COLLECTED DATA:
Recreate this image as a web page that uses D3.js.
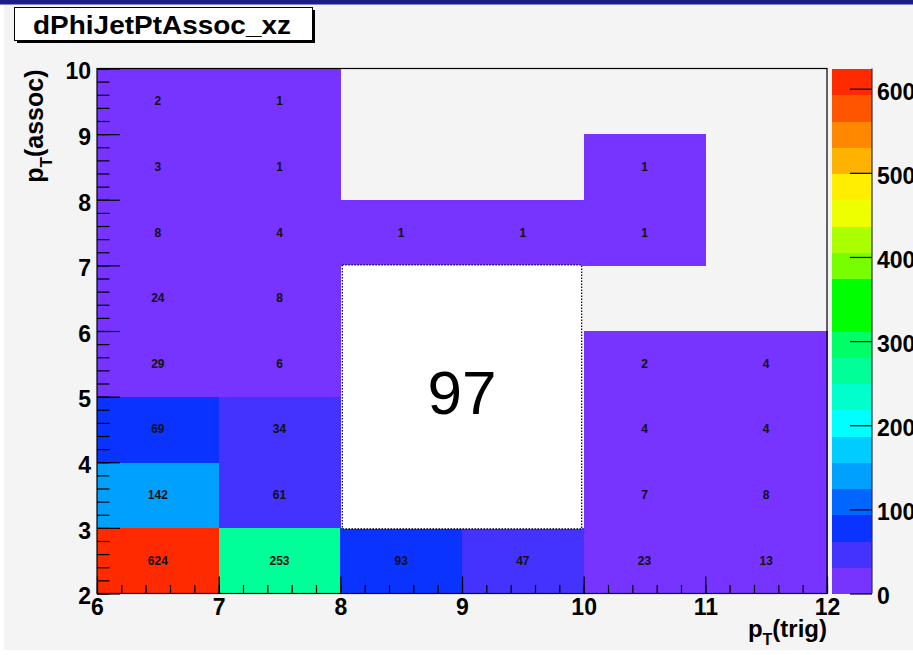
<!DOCTYPE html>
<html>
<head>
<meta charset="utf-8">
<script src="https://cdn.jsdelivr.net/npm/d3@7"></script>
<style>
  body { margin: 0; background: #ffffff; }
  svg text { font-family: "Liberation Sans", Arial, Helvetica, sans-serif; }
</style>
</head>
<body>
<div id="chart"></div>
<script>
/**
 * DATA
 * */
const xBins = [6, 7, 8, 9, 10, 11];          // lower edges of p_T(trig) bins
const yBins = [2, 3, 4, 5, 6, 7, 8, 9];      // lower edges of p_T(assoc) bins
// one list per p_T(assoc) bin, values follow xBins, null = empty bin
const row2 = [624, 253, 93, 47, 23, 13];
const row3 = [142, 61, null, null, 7, 8];
const row4 = [69, 34, null, null, 4, 4];
const row5 = [29, 6, null, null, 2, 4];
const row6 = [24, 8, null, null, null, null];
const row7 = [8, 4, 1, 1, 1, null];
const row8 = [3, 1, null, null, 1, null];
const row9 = [2, 1, null, null, null, null];
const rows = [row2, row3, row4, row5, row6, row7, row8, row9];

const xTicks = [6, 7, 8, 9, 10, 11, 12];
const yTicks = [2, 3, 4, 5, 6, 7, 8, 9, 10];
const zTicks = [0, 100, 200, 300, 400, 500, 600];
const zMax = 624;
const title = "dPhiJetPtAssoc_xz";
const boxLabel = "97";          // pave drawn over the bins 8-10 x 3-7
const boxRange = { x: [8, 10], y: [3, 7] };

// ROOT-like 20 contour palette, bottom to top
const palette = ["#7733ff", "#4433ff", "#0a33ff", "#0066ff", "#00a0ff", "#00ccff",
  "#00ffff", "#00ffcc", "#00ff99", "#00ff66", "#00ff00", "#00ff00", "#77ff00",
  "#aaff00", "#eeff00", "#ffee00", "#ffb300", "#ff8800", "#ff5500", "#ff2a00"];

/**
 * LAYOUT
 * */
const width = 913, height = 655;
const frame = { left: 97, right: 827, top: 68.5, bottom: 593.5 };
const bar = { left: 832, right: 872 };

const svg = d3.select("#chart").append("svg")
  .attr("width", width)
  .attr("height", height);

// pad background + slide decoration
svg.append("rect").attr("width", width).attr("height", height).attr("fill", "#ffffff");
svg.append("rect").attr("x", 4).attr("y", 4).attr("width", width - 4).attr("height", 646).attr("fill", "#f4f4f4");
svg.append("rect").attr("x", 0).attr("y", 0).attr("width", width).attr("height", 4.5).attr("fill", "#1c1c8c");

const x = d3.scaleLinear().domain([6, 12]).range([frame.left, frame.right]);
const y = d3.scaleLinear().domain([2, 10]).range([frame.bottom, frame.top]);
const z = d3.scaleLinear().domain([0, zMax]).range([frame.bottom, frame.top]);
const color = d3.scaleQuantize().domain([0, zMax]).range(palette);

// flatten bins
const cells = [];
rows.forEach((r, j) => r.forEach((v, i) => {
  if (v != null) cells.push({ x0: xBins[i], y0: yBins[j], v: v });
}));

// bins
svg.append("g").selectAll("rect.cell")
  .data(cells)
  .join("rect")
  .attr("class", "cell")
  .attr("x", d => x(d.x0))
  .attr("y", d => y(d.y0 + 1))
  .attr("width", d => x(d.x0 + 1) - x(d.x0) + 0.5)
  .attr("height", d => y(d.y0) - y(d.y0 + 1) + 0.5)
  .attr("fill", d => color(Math.min(d.v, zMax - 0.01)))
  .attr("shape-rendering", "crispEdges");

// bin content text
svg.append("g").selectAll("text.val")
  .data(cells)
  .join("text")
  .attr("class", "val")
  .attr("x", d => x(d.x0 + 0.5))
  .attr("y", d => y(d.y0 + 0.5) + 4)
  .attr("text-anchor", "middle")
  .attr("font-size", 12)
  .attr("font-weight", "bold")
  .attr("fill", "#111")
  .text(d => d.v);

// white pave with the big number
const bx0 = x(boxRange.x[0]) + 2, bx1 = x(boxRange.x[1]) - 2;
const by0 = y(boxRange.y[1]) - 0.5, by1 = y(boxRange.y[0]) + 1;
svg.append("rect")
  .attr("x", bx0).attr("y", by0)
  .attr("width", bx1 - bx0).attr("height", by1 - by0)
  .attr("fill", "#ffffff")
  .attr("stroke", "#000")
  .attr("stroke-width", 1.2)
  .attr("stroke-dasharray", "1.5,1.5");
svg.append("text")
  .attr("x", (bx0 + bx1) / 2)
  .attr("y", (by0 + by1) / 2 + 17)
  .attr("text-anchor", "middle")
  .attr("font-size", 62)
  .attr("fill", "#000")
  .text(boxLabel);

// frame
svg.append("rect")
  .attr("x", frame.left).attr("y", frame.top)
  .attr("width", frame.right - frame.left).attr("height", frame.bottom - frame.top)
  .attr("fill", "none").attr("stroke", "#000").attr("stroke-width", 1.2);

// axes - ROOT style ticks pointing inward
function styleAxis(g) {
  g.select(".domain").remove();
  g.selectAll(".tick line").attr("stroke", "#000").attr("stroke-width", 1.2);
  g.selectAll("text")
    .attr("font-size", 23)
    .attr("font-weight", "bold")
    .attr("fill", "#000")
    .style("font-family", "'Liberation Sans', Arial, sans-serif");
}

const xMinor = d3.range(6, 12.001, 0.2);
const yMinor = d3.range(2, 10.001, 0.2);

svg.append("g")
  .attr("transform", `translate(0,${frame.bottom})`)
  .call(d3.axisBottom(x).tickValues(xMinor).tickSize(-8.5).tickFormat(""))
  .call(styleAxis);
svg.append("g")
  .attr("transform", `translate(0,${frame.bottom})`)
  .call(d3.axisBottom(x).tickValues(xTicks).tickSize(-17).tickSizeOuter(0).tickPadding(3).tickFormat(d3.format("d")))
  .call(styleAxis)
  .call(g => g.selectAll("text").attr("dy", "0.71em").attr("y", 5));

svg.append("g")
  .attr("transform", `translate(${frame.left},0)`)
  .call(d3.axisLeft(y).tickValues(yMinor).tickSize(-12.5).tickFormat(""))
  .call(styleAxis);
svg.append("g")
  .attr("transform", `translate(${frame.left},0)`)
  .call(d3.axisLeft(y).tickValues(yTicks).tickSize(-23).tickSizeOuter(0).tickFormat(d3.format("d")))
  .call(styleAxis)
  .call(g => g.selectAll("text").attr("x", -6).attr("dy", "0.45em"));

// colour bar
svg.append("g").selectAll("rect.band")
  .data(palette)
  .join("rect")
  .attr("class", "band")
  .attr("x", bar.left)
  .attr("width", bar.right - bar.left)
  .attr("y", (c, i) => z((i + 1) * zMax / palette.length))
  .attr("height", (c, i) => z(i * zMax / palette.length) - z((i + 1) * zMax / palette.length) + 0.5)
  .attr("fill", c => c)
  .attr("shape-rendering", "crispEdges");
svg.append("line")
  .attr("x1", bar.right).attr("x2", bar.right)
  .attr("y1", frame.top).attr("y2", frame.bottom)
  .attr("stroke", "#333").attr("stroke-width", 1.2);
svg.append("g")
  .attr("transform", `translate(${bar.right},0)`)
  .call(d3.axisRight(z).tickValues(zTicks).tickSize(-22).tickSizeOuter(0).tickPadding(5))
  .call(styleAxis)
  .call(g => g.selectAll("text").attr("x", 5).attr("dy", "0.45em"));

// axis titles
const yTitle = svg.append("text")
  .attr("transform", `translate(43,${frame.top + 1}) rotate(-90)`)
  .attr("text-anchor", "end")
  .attr("font-size", 25)
  .attr("font-weight", "bold");
yTitle.append("tspan").text("p");
yTitle.append("tspan").attr("dy", 9).attr("font-size", 17).text("T");
yTitle.append("tspan").attr("dy", -9).text("(assoc)");

const xTitle = svg.append("text")
  .attr("x", frame.right)
  .attr("y", 637)
  .attr("text-anchor", "end")
  .attr("font-size", 24)
  .attr("font-weight", "bold");
xTitle.append("tspan").text("p");
xTitle.append("tspan").attr("dy", 8).attr("font-size", 16).text("T");
xTitle.append("tspan").attr("dy", -8).text("(trig)");

// title box
svg.append("rect")
  .attr("x", 17).attr("y", 10).attr("width", 298).attr("height", 33)
  .attr("fill", "#000");
svg.append("rect")
  .attr("x", 14.5).attr("y", 7.5).attr("width", 298).attr("height", 33)
  .attr("fill", "#ffffff").attr("stroke", "#000").attr("stroke-width", 1);
svg.append("text")
  .attr("x", 33).attr("y", 34)
  .attr("font-size", 25)
  .attr("font-weight", "bold")
  .attr("textLength", 258)
  .attr("lengthAdjust", "spacingAndGlyphs")
  .text(title);
</script>
</body>
</html>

WHAT TO DO: Restate the data word for word from its first line through the line with "10], y: [3, 7]", leaving out any picture along the way.

EXERCISE ANSWER:
Recreate this image as a web page that uses D3.js.
<!DOCTYPE html>
<html>
<head>
<meta charset="utf-8">
<script src="https://cdn.jsdelivr.net/npm/d3@7"></script>
<style>
  body { margin: 0; background: #ffffff; }
  svg text { font-family: "Liberation Sans", Arial, Helvetica, sans-serif; }
</style>
</head>
<body>
<div id="chart"></div>
<script>
/**
 * DATA
 * */
const xBins = [6, 7, 8, 9, 10, 11];          // lower edges of p_T(trig) bins
const yBins = [2, 3, 4, 5, 6, 7, 8, 9];      // lower edges of p_T(assoc) bins
// one list per p_T(assoc) bin, values follow xBins, null = empty bin
const row2 = [624, 253, 93, 47, 23, 13];
const row3 = [142, 61, null, null, 7, 8];
const row4 = [69, 34, null, null, 4, 4];
const row5 = [29, 6, null, null, 2, 4];
const row6 = [24, 8, null, null, null, null];
const row7 = [8, 4, 1, 1, 1, null];
const row8 = [3, 1, null, null, 1, null];
const row9 = [2, 1, null, null, null, null];
const rows = [row2, row3, row4, row5, row6, row7, row8, row9];

const xTicks = [6, 7, 8, 9, 10, 11, 12];
const yTicks = [2, 3, 4, 5, 6, 7, 8, 9, 10];
const zTicks = [0, 100, 200, 300, 400, 500, 600];
const zMax = 624;
const title = "dPhiJetPtAssoc_xz";
const boxLabel = "97";          // pave drawn over the bins 8-10 x 3-7
const boxRange = { x: [8, 10], y: [3, 7] };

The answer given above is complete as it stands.